• _Set exercise_
Can you write out all of the material below, word for word?

• _Material_

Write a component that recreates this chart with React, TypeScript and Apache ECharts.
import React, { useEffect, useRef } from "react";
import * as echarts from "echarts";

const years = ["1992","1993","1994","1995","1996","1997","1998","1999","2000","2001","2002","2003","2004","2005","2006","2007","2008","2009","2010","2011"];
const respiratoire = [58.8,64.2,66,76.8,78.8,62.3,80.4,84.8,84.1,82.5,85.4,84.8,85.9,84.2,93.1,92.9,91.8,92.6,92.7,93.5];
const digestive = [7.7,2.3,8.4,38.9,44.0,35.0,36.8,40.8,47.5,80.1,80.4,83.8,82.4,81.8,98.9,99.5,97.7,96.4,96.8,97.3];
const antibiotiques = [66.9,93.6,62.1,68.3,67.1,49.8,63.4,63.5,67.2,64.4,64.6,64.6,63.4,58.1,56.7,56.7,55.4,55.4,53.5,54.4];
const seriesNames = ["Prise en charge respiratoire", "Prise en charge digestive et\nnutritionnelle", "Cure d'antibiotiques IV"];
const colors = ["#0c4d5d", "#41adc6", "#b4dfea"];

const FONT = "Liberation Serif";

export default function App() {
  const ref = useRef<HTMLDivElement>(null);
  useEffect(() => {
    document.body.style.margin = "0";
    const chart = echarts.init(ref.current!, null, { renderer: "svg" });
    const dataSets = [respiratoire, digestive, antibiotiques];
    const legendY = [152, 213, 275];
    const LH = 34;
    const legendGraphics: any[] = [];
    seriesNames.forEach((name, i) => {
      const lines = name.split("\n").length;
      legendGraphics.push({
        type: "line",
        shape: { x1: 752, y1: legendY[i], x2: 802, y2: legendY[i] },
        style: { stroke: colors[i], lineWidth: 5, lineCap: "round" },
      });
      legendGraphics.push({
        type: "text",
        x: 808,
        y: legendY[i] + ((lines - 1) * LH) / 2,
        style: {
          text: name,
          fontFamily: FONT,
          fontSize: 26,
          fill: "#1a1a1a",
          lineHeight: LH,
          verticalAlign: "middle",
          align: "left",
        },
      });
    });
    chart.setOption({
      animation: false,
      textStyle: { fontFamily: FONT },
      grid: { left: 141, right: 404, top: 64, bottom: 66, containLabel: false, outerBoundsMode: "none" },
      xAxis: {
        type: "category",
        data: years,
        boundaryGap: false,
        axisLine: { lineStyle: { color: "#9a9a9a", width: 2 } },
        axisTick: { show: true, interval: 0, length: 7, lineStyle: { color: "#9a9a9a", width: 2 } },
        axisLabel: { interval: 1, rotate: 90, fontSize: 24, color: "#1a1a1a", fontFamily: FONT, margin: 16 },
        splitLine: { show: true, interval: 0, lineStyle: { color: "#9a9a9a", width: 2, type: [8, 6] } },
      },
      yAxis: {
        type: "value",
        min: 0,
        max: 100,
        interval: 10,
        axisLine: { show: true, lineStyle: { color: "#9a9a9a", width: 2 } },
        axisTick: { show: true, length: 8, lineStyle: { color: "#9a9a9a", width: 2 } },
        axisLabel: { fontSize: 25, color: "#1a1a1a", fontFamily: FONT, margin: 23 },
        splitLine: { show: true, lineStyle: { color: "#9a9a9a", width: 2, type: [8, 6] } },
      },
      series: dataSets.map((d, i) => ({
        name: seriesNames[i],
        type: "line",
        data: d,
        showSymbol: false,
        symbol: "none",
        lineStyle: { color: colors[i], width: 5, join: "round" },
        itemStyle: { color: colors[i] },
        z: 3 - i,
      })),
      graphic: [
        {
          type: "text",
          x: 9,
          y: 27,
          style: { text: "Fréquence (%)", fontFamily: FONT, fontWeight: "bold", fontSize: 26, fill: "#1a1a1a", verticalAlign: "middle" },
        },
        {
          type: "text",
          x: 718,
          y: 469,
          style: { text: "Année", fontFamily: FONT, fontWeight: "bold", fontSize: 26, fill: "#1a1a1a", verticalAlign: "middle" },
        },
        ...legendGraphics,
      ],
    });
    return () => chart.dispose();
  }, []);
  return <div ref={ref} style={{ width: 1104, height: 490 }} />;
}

• _Problem solution_
Write a component that recreates this chart with React, TypeScript and Apache ECharts.
import React, { useEffect, useRef } from "react";
import * as echarts from "echarts";

const years = ["1992","1993","1994","1995","1996","1997","1998","1999","2000","2001","2002","2003","2004","2005","2006","2007","2008","2009","2010","2011"];
const respiratoire = [58.8,64.2,66,76.8,78.8,62.3,80.4,84.8,84.1,82.5,85.4,84.8,85.9,84.2,93.1,92.9,91.8,92.6,92.7,93.5];
const digestive = [7.7,2.3,8.4,38.9,44.0,35.0,36.8,40.8,47.5,80.1,80.4,83.8,82.4,81.8,98.9,99.5,97.7,96.4,96.8,97.3];
const antibiotiques = [66.9,93.6,62.1,68.3,67.1,49.8,63.4,63.5,67.2,64.4,64.6,64.6,63.4,58.1,56.7,56.7,55.4,55.4,53.5,54.4];
const seriesNames = ["Prise en charge respiratoire", "Prise en charge digestive et\nnutritionnelle", "Cure d'antibiotiques IV"];
const colors = ["#0c4d5d", "#41adc6", "#b4dfea"];

const FONT = "Liberation Serif";

export default function App() {
  const ref = useRef<HTMLDivElement>(null);
  useEffect(() => {
    document.body.style.margin = "0";
    const chart = echarts.init(ref.current!, null, { renderer: "svg" });
    const dataSets = [respiratoire, digestive, antibiotiques];
    const legendY = [152, 213, 275];
    const LH = 34;
    const legendGraphics: any[] = [];
    seriesNames.forEach((name, i) => {
      const lines = name.split("\n").length;
      legendGraphics.push({
        type: "line",
        shape: { x1: 752, y1: legendY[i], x2: 802, y2: legendY[i] },
        style: { stroke: colors[i], lineWidth: 5, lineCap: "round" },
      });
      legendGraphics.push({
        type: "text",
        x: 808,
        y: legendY[i] + ((lines - 1) * LH) / 2,
        style: {
          text: name,
          fontFamily: FONT,
          fontSize: 26,
          fill: "#1a1a1a",
          lineHeight: LH,
          verticalAlign: "middle",
          align: "left",
        },
      });
    });
    chart.setOption({
      animation: false,
      textStyle: { fontFamily: FONT },
      grid: { left: 141, right: 404, top: 64, bottom: 66, containLabel: false, outerBoundsMode: "none" },
      xAxis: {
        type: "category",
        data: years,
        boundaryGap: false,
        axisLine: { lineStyle: { color: "#9a9a9a", width: 2 } },
        axisTick: { show: true, interval: 0, length: 7, lineStyle: { color: "#9a9a9a", width: 2 } },
        axisLabel: { interval: 1, rotate: 90, fontSize: 24, color: "#1a1a1a", fontFamily: FONT, margin: 16 },
        splitLine: { show: true, interval: 0, lineStyle: { color: "#9a9a9a", width: 2, type: [8, 6] } },
      },
      yAxis: {
        type: "value",
        min: 0,
        max: 100,
        interval: 10,
        axisLine: { show: true, lineStyle: { color: "#9a9a9a", width: 2 } },
        axisTick: { show: true, length: 8, lineStyle: { color: "#9a9a9a", width: 2 } },
        axisLabel: { fontSize: 25, color: "#1a1a1a", fontFamily: FONT, margin: 23 },
        splitLine: { show: true, lineStyle: { color: "#9a9a9a", width: 2, type: [8, 6] } },
      },
      series: dataSets.map((d, i) => ({
        name: seriesNames[i],
        type: "line",
        data: d,
        showSymbol: false,
        symbol: "none",
        lineStyle: { color: colors[i], width: 5, join: "round" },
        itemStyle: { color: colors[i] },
        z: 3 - i,
      })),
      graphic: [
        {
          type: "text",
          x: 9,
          y: 27,
          style: { text: "Fréquence (%)", fontFamily: FONT, fontWeight: "bold", fontSize: 26, fill: "#1a1a1a", verticalAlign: "middle" },
        },
        {
          type: "text",
          x: 718,
          y: 469,
          style: { text: "Année", fontFamily: FONT, fontWeight: "bold", fontSize: 26, fill: "#1a1a1a", verticalAlign: "middle" },
        },
        ...legendGraphics,
      ],
    });
    return () => chart.dispose();
  }, []);
  return <div ref={ref} style={{ width: 1104, height: 490 }} />;
}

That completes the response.